Nobody seems to be giving a f@ck about it. Everybody noticed the Ferraris smoking 2 years ago and we all know how that went. I guess even if Mercedes is 5 seconds ahead of everyone, nobody will raise an eyebrow because it will be ingenious and innovative. :twisted:
It’s weird isn’t it. Today they were 1.3 seconds faster than last year and the W10 was a hell of a car already. That’s just crazy. I’m not saying their car is illegal, but it’s strange no one raises an eyebrow. At least yet.
Let’s put the PU aside, it’s almost as if there is something special going on on their car and DAS is only there to put the focus off of something else. Just can’t believe DAS making that much of a difference to overall performance.
Significant power advantage? They're roughly 20 hp ahead of the Honda this year. Even the Renault PU isn't far away.
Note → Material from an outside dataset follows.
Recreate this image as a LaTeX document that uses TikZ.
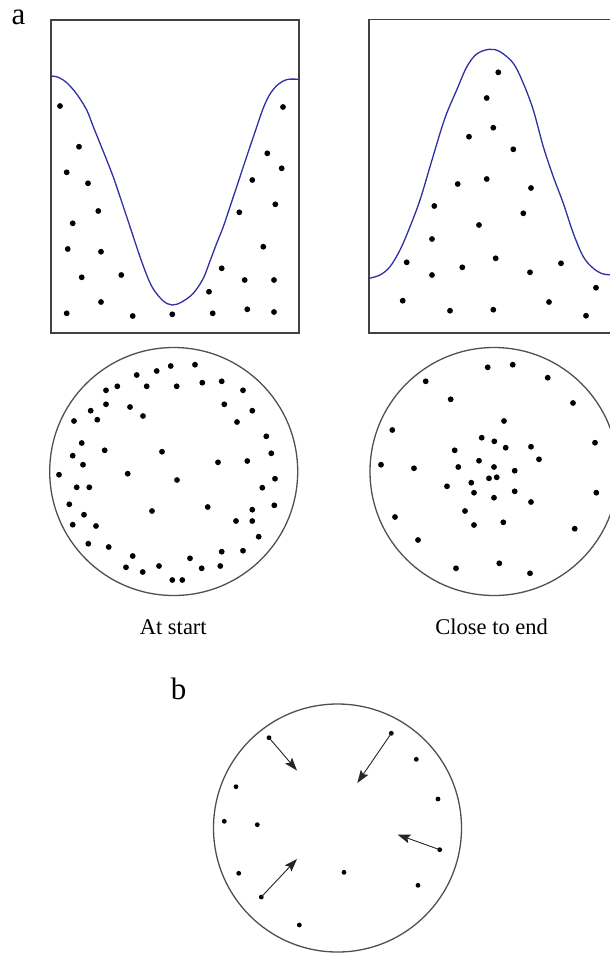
\documentclass[tikz,border=0pt]{standalone}
\usepackage{fontspec}
\setmainfont{Liberation Serif}
\usetikzlibrary{arrows.meta}
\definecolor{curveblue}{RGB}{48,48,160}
\definecolor{framegray}{RGB}{65,65,65}
\definecolor{circgray}{RGB}{80,80,80}
\tikzset{
  frame/.style={draw=framegray, line width=1.5pt},
  ring/.style={draw=circgray, line width=1.3pt},
  curve/.style={draw=curveblue, line width=1.3pt},
  dotmark/.style={fill=black},
  lab/.style={font=\fontsize{31}{35}\selectfont, inner sep=0pt},
  captiontext/.style={font=\fontsize{22.5}{26}\selectfont, inner sep=0pt},
  mover/.style={draw=black!85, line width=0.9pt, -{Stealth[length=13pt,width=9pt,inset=2.5pt]}}
}
\begin{document}
\begin{tikzpicture}[x=1pt,y=-1pt]
\useasboundingbox (0,0) rectangle (610,954);
\fill[white] (0,0) rectangle (610,954);
\begin{scope}
\clip (0,0) rectangle (610,954);
% labels
\node[lab] (la) at (18.5,17.5) {a};
\node[lab] (lb) at (178.5,689) {b};
\node[captiontext] (cs) at (173.3,627) {At start};
\node[captiontext] (ce) at (491.7,627) {Close to end};

% left frame
\draw[frame] (51,20) rectangle (299,333);
\draw[curve] plot[smooth, tension=0.55] coordinates {
(51,76) (58.3,77.3) (66.7,82.7) (76.7,94) (86.7,110) (93.3,126.7) (100,143.3)
(106.7,160) (113.3,177) (120,196.7) (126.7,216.7) (133.3,236.7) (140,256.7)
(146.7,275) (153.3,289) (163.3,301) (172.3,305) (181.7,302) (193.3,293.3)
(203.3,278.3) (210,261) (216.7,243.3) (223.3,226.7) (230,206.7) (236.7,186.7)
(243.3,166.7) (250,146.7) (256.7,127) (263.3,108) (270,94) (278,84.5)
(287,79.5) (299,79.3)};
\foreach \p in {(60,106),(79,146.7),(66.7,172.3),(88,183.3),(98.3,211),(72.7,223.3),
(67.7,249),(101,251.7),(81.7,277.3),(121.3,275),(101,302),(66.7,313.3),(132.7,316),
(172.3,314.3),(209,291.7),(212.7,313.3),(221.7,268.3),(239.3,212.3),(244.7,280),
(247.3,309.3),(252.3,180),(263.3,246.7),(267.3,153.3),(275.3,204.3),(274,280),
(274,312),(281.7,168.3),(283,107)}
  \fill[dotmark] \p circle (2.9);

% right frame
\draw[frame] (369,19.5) rectangle (617,333);
\draw[curve] plot[smooth, tension=0.55] coordinates {
(369,278.3) (380,275) (390,266.7) (400,250) (410,226.7) (420,200) (430,166.7)
(440,133.3) (446.7,113.3) (456.7,90) (466.7,67) (476.7,54) (489.3,49.3)
(500,51.7) (513.3,63.3) (523.3,83.3) (533.3,110) (543.3,146.7) (553.3,176.7)
(563.3,203.3) (573.3,233.3) (583.3,256.7) (593.3,268.3) (603.3,274) (617,275)};
\foreach \p in {(498.3,72.3),(486.7,98),(493.3,127.7),(469,136.7),(513.3,149.3),
(457.7,184),(486.7,179),(531,188),(434.3,206),(523.3,213.3),(479,225),(432,239),
(495.7,258.3),(406.7,262.3),(462.3,267.3),(561,263.3),(432,275),(530,272.3),
(596,287.7),(402.7,300.7),(450,310.7),(493.3,309.7),(549,302),(586,315.7)}
  \fill[dotmark] \p circle (2.9);

% left circle
\draw[ring] (173.7,471.5) circle (124);
\foreach \p in {(195,364.7),(170.7,366),(156.7,371),(136.7,375),(202.3,382.7),
(221.7,381.3),(117.3,386.3),(146.7,386.3),(176.7,386.3),(106,390.3),(243,390.3),
(106,404.3),(224.3,404.3),(130,407),(90.7,410.7),(252.3,410.7),(143,416),(74,421),
(97.3,419.7),(237,422),(266.3,436.3),(81.7,443),(104.7,450.3),(162,451.7),
(271.3,453.3),(72.7,455.7),(218,462.3),(247.3,461),(83,464.7),(59,474.7),
(127.7,473.7),(177,480),(275,478.7),(76.7,487.3),(89.3,487.3),(262.3,487.7),
(69.3,504.3),(207.7,507),(274.3,505.3),(152,511),(252.3,509.7),(84,514.7),
(236,521),(252.3,521),(72.7,524.7),(96,526),(258.7,536.7),(88.3,543.7),
(108.7,547),(221.7,551.7),(243,550.7),(132.7,556),(190,558.3),(126,567.3),
(159,566),(201.7,568.3),(220.3,566),(142.7,572),(172.3,580),(182.3,580)}
  \fill[dotmark] \p circle (2.9);

% right circle
\draw[ring] (494,471.5) circle (124);
\foreach \p in {(512.7,364.7),(487.7,367.3),(547.7,377.7),(425.7,381.3),(450.7,399.3),
(573,403),(504,421),(392.3,430),(481.7,437.7),(494.3,441.3),(595,442.7),(505.7,447.7),
(531,446.7),(454.7,450.3),(539,459.3),(479,460.7),(381,464.7),(458.3,467),(494,467),
(414,468.3),(514.7,470.7),(489,478.3),(496.7,477.3),(471.3,482.7),(447,486.3),
(474,492.7),(514.7,491.3),(596.3,492.7),(494,497.7),(531,502),(465,511),(395,517),
(503.3,522.3),(474,525),(574.7,528.7),(418,540),(499.3,563.3),(456,568.3),(530,573.3)}
  \fill[dotmark] \p circle (2.9);

% bottom circle
\draw[ring] (337.5,828) circle (124);
\foreach \p in {(416.3,759.3),(236,786.7),(438,799),(224.3,821.3),(257.3,824.7),
(238.7,873.3),(344,872.3),(418,885.3),(299.3,925)}
  \fill[dotmark] \p circle (2.4);
\coordinate (s1) at (269,737.7);   \coordinate (e1) at (297,770.5);
\coordinate (s2) at (391.3,733.3); \coordinate (e2) at (357.3,783);
\coordinate (s3) at (439.7,849.7); \coordinate (e3) at (397.5,834.5);
\coordinate (s4) at (261.3,897);   \coordinate (e4) at (297,859);
\foreach \i in {1,2,3,4} {
  \fill[dotmark] (s\i) circle (2.4);
  \draw[mover] (s\i) -- (e\i);
}
\end{scope}
\end{tikzpicture}
\end{document}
Ferrari gave the folks at Brixworth a false target to chase, and Mercedes almost completely re-designed their PU for '20.
This is the new Toto Wolf's fable.
Last year he was saying that since the engine rules were in their 5th year, all the teams had converged and was not possible to better as Ferrari did (even if everybody known that Mercedes was facing temperature issues and so had to run the engine partially detuned).
Now this year he says that they found performance just by searching them (as if F1 teams do not search for the best performances every year). But if he is true this year, then it was not true that the engines had reached pretty the maximum the year before and had converged.